🔥 Data cleaning made easy
80% of data scientists' time is spent finding, cleansing and organizing data, which leaves only 20 percent to actually perform analysis. Keep a pipeline of SQL statements in a Postgres table that can be automatically called to clean data.
You get:
- Easy management for everyone on your team from engineering to product to marketing
- Table for organizing SQL queries from category to order (rank) to status (ex: Draft, Live, etc.)
- Log of every time the SQL queries are run
Battle-tested at Keel, where it's categorized over $700 million in user transactions.

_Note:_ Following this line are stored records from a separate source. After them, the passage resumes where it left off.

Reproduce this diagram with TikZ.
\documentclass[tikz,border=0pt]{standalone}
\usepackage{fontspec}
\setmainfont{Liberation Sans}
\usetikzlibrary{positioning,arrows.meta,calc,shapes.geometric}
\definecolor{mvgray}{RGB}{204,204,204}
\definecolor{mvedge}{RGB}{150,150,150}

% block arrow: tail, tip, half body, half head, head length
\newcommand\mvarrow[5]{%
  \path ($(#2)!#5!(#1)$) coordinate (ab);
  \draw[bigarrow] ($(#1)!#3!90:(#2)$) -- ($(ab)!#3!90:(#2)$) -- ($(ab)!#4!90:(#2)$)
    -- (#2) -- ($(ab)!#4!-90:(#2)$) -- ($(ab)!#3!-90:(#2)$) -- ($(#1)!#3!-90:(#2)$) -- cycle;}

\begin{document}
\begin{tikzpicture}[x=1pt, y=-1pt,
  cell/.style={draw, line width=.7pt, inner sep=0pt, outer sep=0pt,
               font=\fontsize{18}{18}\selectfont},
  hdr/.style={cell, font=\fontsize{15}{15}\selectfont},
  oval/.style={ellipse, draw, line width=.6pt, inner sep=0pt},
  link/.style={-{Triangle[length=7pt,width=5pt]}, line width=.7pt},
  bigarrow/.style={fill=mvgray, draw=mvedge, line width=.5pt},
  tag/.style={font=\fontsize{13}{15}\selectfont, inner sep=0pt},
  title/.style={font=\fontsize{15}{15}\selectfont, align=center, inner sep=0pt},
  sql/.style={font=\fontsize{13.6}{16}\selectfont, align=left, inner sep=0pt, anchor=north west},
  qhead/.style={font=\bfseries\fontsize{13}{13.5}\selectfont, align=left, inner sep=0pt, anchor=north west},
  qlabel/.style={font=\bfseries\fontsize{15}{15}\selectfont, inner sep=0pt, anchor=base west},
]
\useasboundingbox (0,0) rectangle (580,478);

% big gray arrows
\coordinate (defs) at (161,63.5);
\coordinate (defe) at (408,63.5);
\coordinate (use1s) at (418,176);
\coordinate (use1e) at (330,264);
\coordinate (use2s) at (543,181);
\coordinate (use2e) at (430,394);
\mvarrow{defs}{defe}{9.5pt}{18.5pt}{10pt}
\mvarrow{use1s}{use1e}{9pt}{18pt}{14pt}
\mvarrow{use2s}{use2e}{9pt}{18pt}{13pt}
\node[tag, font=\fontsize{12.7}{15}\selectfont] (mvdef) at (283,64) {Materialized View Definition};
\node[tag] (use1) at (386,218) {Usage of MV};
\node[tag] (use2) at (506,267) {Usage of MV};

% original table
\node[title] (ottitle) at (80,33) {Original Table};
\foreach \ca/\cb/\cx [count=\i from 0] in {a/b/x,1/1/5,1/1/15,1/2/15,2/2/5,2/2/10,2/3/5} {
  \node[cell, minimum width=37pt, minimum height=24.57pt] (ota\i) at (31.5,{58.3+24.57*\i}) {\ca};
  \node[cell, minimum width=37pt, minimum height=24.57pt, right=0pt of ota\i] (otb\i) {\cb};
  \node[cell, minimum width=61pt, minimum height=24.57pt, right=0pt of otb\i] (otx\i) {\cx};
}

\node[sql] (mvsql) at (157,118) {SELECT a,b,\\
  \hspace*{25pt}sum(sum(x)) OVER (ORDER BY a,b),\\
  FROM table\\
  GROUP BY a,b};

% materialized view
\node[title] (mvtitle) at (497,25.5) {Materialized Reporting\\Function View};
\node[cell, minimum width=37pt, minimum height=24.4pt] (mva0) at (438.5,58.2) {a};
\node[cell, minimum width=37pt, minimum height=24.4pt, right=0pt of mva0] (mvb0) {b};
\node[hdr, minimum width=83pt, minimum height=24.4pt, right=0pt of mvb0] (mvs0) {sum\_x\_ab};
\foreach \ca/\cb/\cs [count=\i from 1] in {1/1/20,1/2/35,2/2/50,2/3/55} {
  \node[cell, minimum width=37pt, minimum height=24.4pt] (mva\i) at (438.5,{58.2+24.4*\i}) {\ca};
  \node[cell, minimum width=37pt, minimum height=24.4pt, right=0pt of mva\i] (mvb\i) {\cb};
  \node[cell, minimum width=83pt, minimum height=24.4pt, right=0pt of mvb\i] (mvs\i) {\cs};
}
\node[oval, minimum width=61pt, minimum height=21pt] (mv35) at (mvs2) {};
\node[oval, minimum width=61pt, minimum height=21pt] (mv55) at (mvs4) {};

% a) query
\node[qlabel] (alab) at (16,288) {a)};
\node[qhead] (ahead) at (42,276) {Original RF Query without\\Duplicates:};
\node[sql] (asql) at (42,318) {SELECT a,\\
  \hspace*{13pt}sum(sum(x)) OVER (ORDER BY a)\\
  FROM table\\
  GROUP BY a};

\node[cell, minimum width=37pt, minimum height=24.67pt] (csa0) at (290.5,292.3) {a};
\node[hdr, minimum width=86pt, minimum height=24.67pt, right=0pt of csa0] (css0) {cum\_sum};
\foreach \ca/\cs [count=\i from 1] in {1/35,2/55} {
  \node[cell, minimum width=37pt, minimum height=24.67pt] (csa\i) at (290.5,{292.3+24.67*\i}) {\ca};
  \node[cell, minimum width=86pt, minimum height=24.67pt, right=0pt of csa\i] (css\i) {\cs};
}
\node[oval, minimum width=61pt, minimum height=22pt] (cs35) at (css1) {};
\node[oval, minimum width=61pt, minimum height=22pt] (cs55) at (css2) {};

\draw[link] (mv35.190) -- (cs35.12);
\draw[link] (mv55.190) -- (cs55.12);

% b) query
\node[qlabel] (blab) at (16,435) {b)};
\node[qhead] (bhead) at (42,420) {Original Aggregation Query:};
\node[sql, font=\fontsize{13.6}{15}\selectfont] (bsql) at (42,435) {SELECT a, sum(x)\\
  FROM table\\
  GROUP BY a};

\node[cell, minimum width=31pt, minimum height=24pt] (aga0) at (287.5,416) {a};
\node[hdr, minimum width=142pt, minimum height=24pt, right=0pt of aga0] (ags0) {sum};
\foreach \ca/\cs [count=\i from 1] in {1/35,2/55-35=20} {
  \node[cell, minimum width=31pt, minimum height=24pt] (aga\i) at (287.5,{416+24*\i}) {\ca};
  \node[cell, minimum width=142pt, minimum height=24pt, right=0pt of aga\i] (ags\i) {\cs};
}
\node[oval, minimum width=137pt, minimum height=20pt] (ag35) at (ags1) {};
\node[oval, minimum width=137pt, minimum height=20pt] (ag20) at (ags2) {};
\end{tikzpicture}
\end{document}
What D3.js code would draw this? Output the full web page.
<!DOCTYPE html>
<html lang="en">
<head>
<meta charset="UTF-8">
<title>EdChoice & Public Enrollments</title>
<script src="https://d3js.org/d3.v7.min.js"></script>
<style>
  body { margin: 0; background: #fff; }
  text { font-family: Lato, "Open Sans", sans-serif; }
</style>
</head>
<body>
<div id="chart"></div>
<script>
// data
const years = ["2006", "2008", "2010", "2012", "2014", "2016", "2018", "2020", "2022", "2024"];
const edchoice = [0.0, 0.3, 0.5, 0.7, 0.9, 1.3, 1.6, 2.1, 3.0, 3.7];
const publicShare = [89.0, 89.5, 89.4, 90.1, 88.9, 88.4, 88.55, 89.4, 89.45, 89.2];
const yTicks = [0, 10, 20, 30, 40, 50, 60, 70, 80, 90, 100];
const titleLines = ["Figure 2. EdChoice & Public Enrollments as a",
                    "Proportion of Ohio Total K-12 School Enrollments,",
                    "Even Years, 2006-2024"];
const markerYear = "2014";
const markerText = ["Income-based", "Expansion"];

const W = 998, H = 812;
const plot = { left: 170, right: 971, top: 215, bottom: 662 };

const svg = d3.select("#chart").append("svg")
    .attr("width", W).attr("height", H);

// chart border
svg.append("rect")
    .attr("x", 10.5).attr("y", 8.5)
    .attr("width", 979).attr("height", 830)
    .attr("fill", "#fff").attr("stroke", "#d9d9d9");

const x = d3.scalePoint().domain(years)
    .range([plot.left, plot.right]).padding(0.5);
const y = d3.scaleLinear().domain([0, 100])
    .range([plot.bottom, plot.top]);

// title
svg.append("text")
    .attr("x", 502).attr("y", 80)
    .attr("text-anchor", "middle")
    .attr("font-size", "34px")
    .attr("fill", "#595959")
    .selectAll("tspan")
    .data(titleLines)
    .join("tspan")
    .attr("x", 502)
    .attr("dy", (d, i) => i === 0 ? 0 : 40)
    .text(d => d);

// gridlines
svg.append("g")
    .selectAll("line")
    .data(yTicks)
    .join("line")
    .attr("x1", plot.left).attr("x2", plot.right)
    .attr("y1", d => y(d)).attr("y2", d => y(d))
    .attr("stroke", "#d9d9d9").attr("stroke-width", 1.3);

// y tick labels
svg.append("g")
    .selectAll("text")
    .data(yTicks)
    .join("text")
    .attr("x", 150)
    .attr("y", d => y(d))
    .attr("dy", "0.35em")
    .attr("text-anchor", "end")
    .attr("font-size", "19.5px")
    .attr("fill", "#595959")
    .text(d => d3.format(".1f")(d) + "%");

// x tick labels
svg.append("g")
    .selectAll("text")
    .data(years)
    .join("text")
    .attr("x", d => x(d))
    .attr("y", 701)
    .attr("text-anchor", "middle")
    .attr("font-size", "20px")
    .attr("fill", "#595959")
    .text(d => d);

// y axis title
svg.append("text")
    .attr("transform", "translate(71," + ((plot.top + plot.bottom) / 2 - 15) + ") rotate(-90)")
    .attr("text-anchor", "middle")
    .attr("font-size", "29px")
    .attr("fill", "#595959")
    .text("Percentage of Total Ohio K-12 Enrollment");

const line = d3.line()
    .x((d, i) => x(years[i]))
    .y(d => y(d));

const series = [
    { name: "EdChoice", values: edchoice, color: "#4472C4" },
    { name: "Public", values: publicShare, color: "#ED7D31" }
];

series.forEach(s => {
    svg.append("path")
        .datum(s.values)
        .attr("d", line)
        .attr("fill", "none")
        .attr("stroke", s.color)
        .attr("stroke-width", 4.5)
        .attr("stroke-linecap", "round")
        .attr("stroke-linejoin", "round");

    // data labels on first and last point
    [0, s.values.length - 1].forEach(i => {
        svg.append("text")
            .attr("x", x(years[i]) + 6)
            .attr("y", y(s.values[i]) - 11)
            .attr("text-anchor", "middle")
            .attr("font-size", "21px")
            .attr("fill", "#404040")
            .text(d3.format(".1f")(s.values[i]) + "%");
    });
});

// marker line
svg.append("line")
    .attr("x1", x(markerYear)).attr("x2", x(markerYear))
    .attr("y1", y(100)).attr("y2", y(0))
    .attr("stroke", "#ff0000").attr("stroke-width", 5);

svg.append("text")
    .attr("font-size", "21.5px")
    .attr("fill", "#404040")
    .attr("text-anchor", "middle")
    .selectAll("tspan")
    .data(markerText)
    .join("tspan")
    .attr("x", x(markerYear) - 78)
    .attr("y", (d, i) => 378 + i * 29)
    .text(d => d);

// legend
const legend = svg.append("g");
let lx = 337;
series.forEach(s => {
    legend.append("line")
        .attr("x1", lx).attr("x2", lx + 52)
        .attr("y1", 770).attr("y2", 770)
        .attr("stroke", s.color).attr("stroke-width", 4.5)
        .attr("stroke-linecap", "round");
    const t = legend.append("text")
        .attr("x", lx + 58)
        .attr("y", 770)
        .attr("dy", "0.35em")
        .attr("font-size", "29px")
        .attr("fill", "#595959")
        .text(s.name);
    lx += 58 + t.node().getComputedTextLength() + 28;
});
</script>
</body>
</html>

The latest stable release (and older versions) can be installed from PyPI:
pip install automator
And run:
python
from automator import Cleaner
myAutomator = Cleaner('postgres://database_username:database_password@database_url:5432/database_name')
# Creates two tables (automator_queries and automator_logs)
myAutomator.runInstaller()
If you wish to uninstall, run:
python
from automator import Cleaner
myAutomator = Cleaner('postgres://database_username:database_password@database_url:5432/database_name')
myAutomator.runUninstaller()
Execute the SQL queries that have a status of 'Live' ordered by 'rank':
from automator import Cleaner
myAutomator = Cleaner('postgres://database_username:database_password@database_url:5432/database_name')
# All Queries
myAutomator.runQueries()
# Queries with a category of 'Users'
myAutomator.runQueries('Users')
To save an SQL query (Web UI coming Soon):
INSERT INTO public.automator_queries (code, rank, status, category)
VALUES ('DELETE FROM users WHERE email ILIKE ''%test.com''', 1, 'Draft', 'Users');
To update an SQL query (Web UI coming Soon):
UPDATE automator_queries
SET status = 'Live'
WHERE id = 1;
Queries are stores in your database with the following fields.
- id - primary key
- title
- category
- description
- status - automator_queries are only run if they have a status of 'Live'
- code
- created_at
- updated_at
- rank - ascending integers
When you run your SQL queries, Automator creates a log with useful information (more details coming soon).
- category
- start_time
- end_time
- error
It's a great practice to create a separate Postgres user that Automator uses. Once created, you can restrict which tables it has access to (see tutorial).
Basic structure of package is
├── README.md
├── automator
│ ├── __init__.py
│ ├── Cleaner.py
│ └── version.py
├── pytest.ini
├── requirements.txt
├── setup.py
└── tests
├── __init__.py
├── fixtures
│ ├── state_1-5.py
├── helpers
│ ├── __init__.py
│ └── my_helper.py
├── tests_helper.py
└── unit
├── __init__.py
├── test_cleaner.py
└── test_version.py
Testing is set up using pytest and coverage is handled with the pytest-cov plugin.
Run your tests with py.test
in the root directory.
Coverage is ran by default and is set in the pytest.ini
file.
To see an html output of coverage open htmlcov/index.html
after running the tests.
There is a .travis.yml
file that is set up to run your tests for python 2.7
and python 3.2, should you choose to use it.